作为第三人的中铁十二局辩称,第三人与射建司签订的分包合同已履行完毕,进行了最终结算,双方的债权债务已了结。射建司违反法律规定将工程转包给李天明,中铁十二局不应承担任何民事责任。
2004年9月7日,遂宁市中级工民法院作出了一审判决。法院认为,射建司承包工程后勤工作项目经理钟延芳代表公司与李天明签订了转包合同,所产生的民事责任应由公司承担。因转包合同主体不具备相应资质,应属无效。该合同结算条款约定以主合同为准,而主合同的结算条款约定不明,故李天明所完成的工程应以其实际完成的成本费用向射建司收取。据此,李天明应向射建司收取工程款1672504.1元(包括8万元保证金)。除去代支的款项,射建司还欠李天明工程款234175.75元。为此,市中院作出了由射建司支付李天明234175.75元工程款的判决。
一审判决后,射建司不服,向四川省高级人民法院提起上诉称,合同印章是钟个人违法雕刻使用的印章,与公司印章不同,且未收支一分钱工程款,在双方签订合同后和发生纠纷时,钟延芳、李天明和中铁十二局也从未找过公司。一审未审核合同印章和公司印章,认定事实不清,恳请省高院查明事实,公正裁决。

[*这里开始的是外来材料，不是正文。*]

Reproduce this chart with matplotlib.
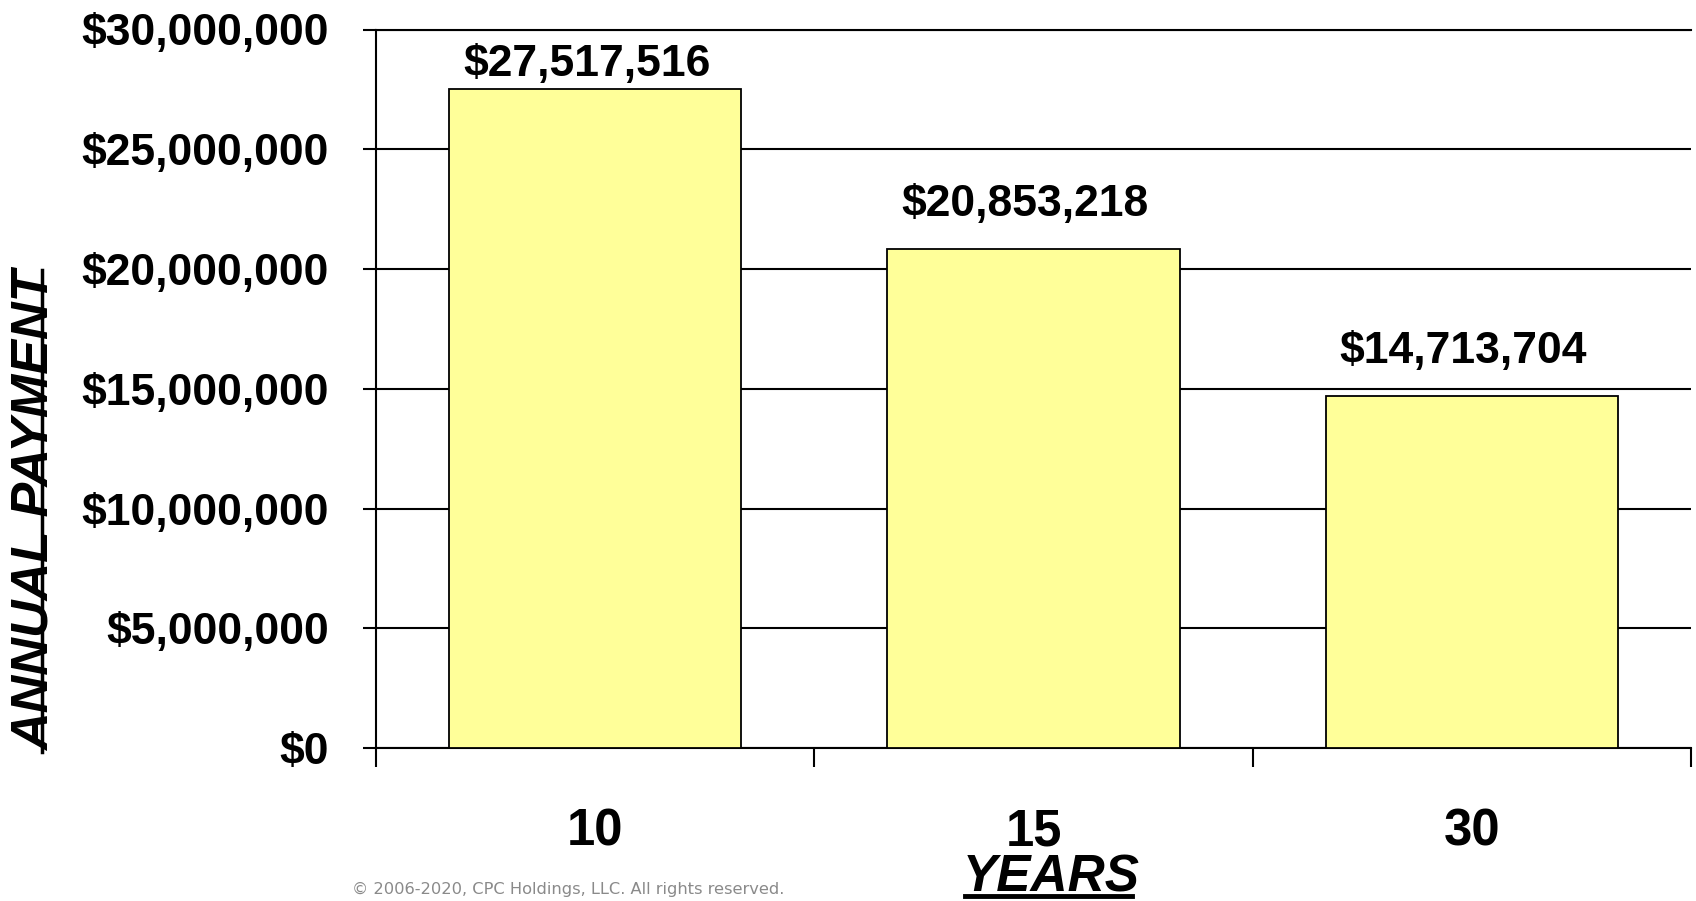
import matplotlib.pyplot as plt
from matplotlib.lines import Line2D
from matplotlib.ticker import FuncFormatter, MultipleLocator

years = ['10', '15', '30']
payments = [27517516, 20853218, 14713704]

W, H = 1696, 901
fig = plt.figure(figsize=(W / 100, H / 100), dpi=100)
plt.rcParams['font.family'] = ['Liberation Sans', 'DejaVu Sans']

ax = fig.add_axes([376 / W, 1 - 748 / H, (1691 - 376) / W, (748 - 29.5) / H])

pos = list(range(len(years)))
ax.bar(pos, payments, width=0.667, color='#FFFF99', edgecolor='black', linewidth=1.3, zorder=3)

ax.set_xlim(-0.5, len(years) - 0.5)
ax.set_ylim(0, 30000000)
ax.yaxis.set_major_locator(MultipleLocator(5000000))
ax.yaxis.set_major_formatter(FuncFormatter(lambda v, p: '${:,.0f}'.format(v)))
ax.grid(axis='y', color='black', linewidth=1.5, zorder=0)
ax.set_axisbelow(True)

ax.spines['right'].set_visible(False)
for s in ['left', 'bottom', 'top']:
    ax.spines[s].set_linewidth(1.5)

# category boundaries carry the tick marks, labels sit centred under the bars
ax.set_xticks([p - 0.5 for p in pos] + [len(years) - 0.5])
ax.set_xticklabels([])
ax.set_xticks(pos, minor=True)
ax.set_xticklabels(years, minor=True)
ax.tick_params(axis='x', which='major', direction='out', length=13.7, width=1.5)
ax.tick_params(axis='x', which='minor', length=0, pad=43, labelsize=36.5)
ax.tick_params(axis='y', direction='out', length=9.4, width=1.5, pad=24.5, labelsize=32)
for lbl in ax.get_xticklabels(minor=True) + ax.get_yticklabels():
    lbl.set_fontweight('bold')

for p, v in zip(pos, payments):
    y = min(v + 1380000, 28070000)
    ax.annotate('${:,.0f}'.format(v), (p, y), xytext=(-6, 0), textcoords='offset points',
                ha='center', va='baseline', fontsize=32, fontweight='bold', zorder=4)

# axis titles (underlined)
fig.text(35 / W, 1 - 511 / H, 'ANNUAL PAYMENT', rotation=90, ha='center', va='center',
         fontsize=37.5, fontweight='bold', fontstyle='italic')
fig.add_artist(Line2D([42 / W, 42 / W], [1 - 270 / H, 1 - 752 / H],
                      transform=fig.transFigure, color='black', linewidth=2.5))

fig.text(1051 / W, 1 - 892 / H, 'YEARS', ha='center', va='baseline',
         fontsize=37, fontweight='bold', fontstyle='italic')
fig.add_artist(Line2D([965 / W, 1132 / W], [1 - 896 / H, 1 - 896 / H],
                      transform=fig.transFigure, color='black', linewidth=3.5))

fig.text(352 / W, 1 - 894 / H, '\u00a9 2006-2020, CPC Holdings, LLC. All rights reserved.',
         ha='left', va='baseline', fontsize=11.7, color='#8a8a8a', family='DejaVu Sans')

fig.savefig('out.png', dpi=100)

射建司上诉的同时,钟延芳向省高院写了一份说明称,1997年6月12日,我同射建司经理商量,以公司的名义到云南中铁十二局承揽工程,给我出具了一份《签订经济合同委托代理证书》,当时没有签成合同。 1998年8月,我用《签订经济合同委托代理证书》,以公司的名义同玉元工程指挥部签订了合同,没有向公司汇报,在发包方的授意下,雕刻了名为《四川省射洪县建筑工程公司》的印章在合同上盖了章。后来我又将工程转包给李天明。从开工到竣工和结算,公司是一直不知道此事。
2005年11月,省高院作出了二审判决。法院认为,射洪建司是否是本案适格当事人成为本案争议的焦点。射洪建司授权钟延芳与铁十二局签订工程承包合同时,其加盖的“四川省射洪县建筑工程公司”的印章, 不是射洪建司的合法印章,但该行为属射洪建司授权范围实施的民事法律行为,依据《民法通则》第63条第二款“关于代理人在代理权限内,以代理人的名义实施民事法律行为。被代理人对代理人的代理 行为,承担民事责任”的规定,前述合同产生的民事责任由射洪建司承担。一审期间,钟就涉案前述两份合同分别进行了结算、核对和付款,射洪建司并末提出异议,足以证明钟是射洪建司的代理人。射洪建司应对钟与李天明所签订的协议的法律后果承担民事责任。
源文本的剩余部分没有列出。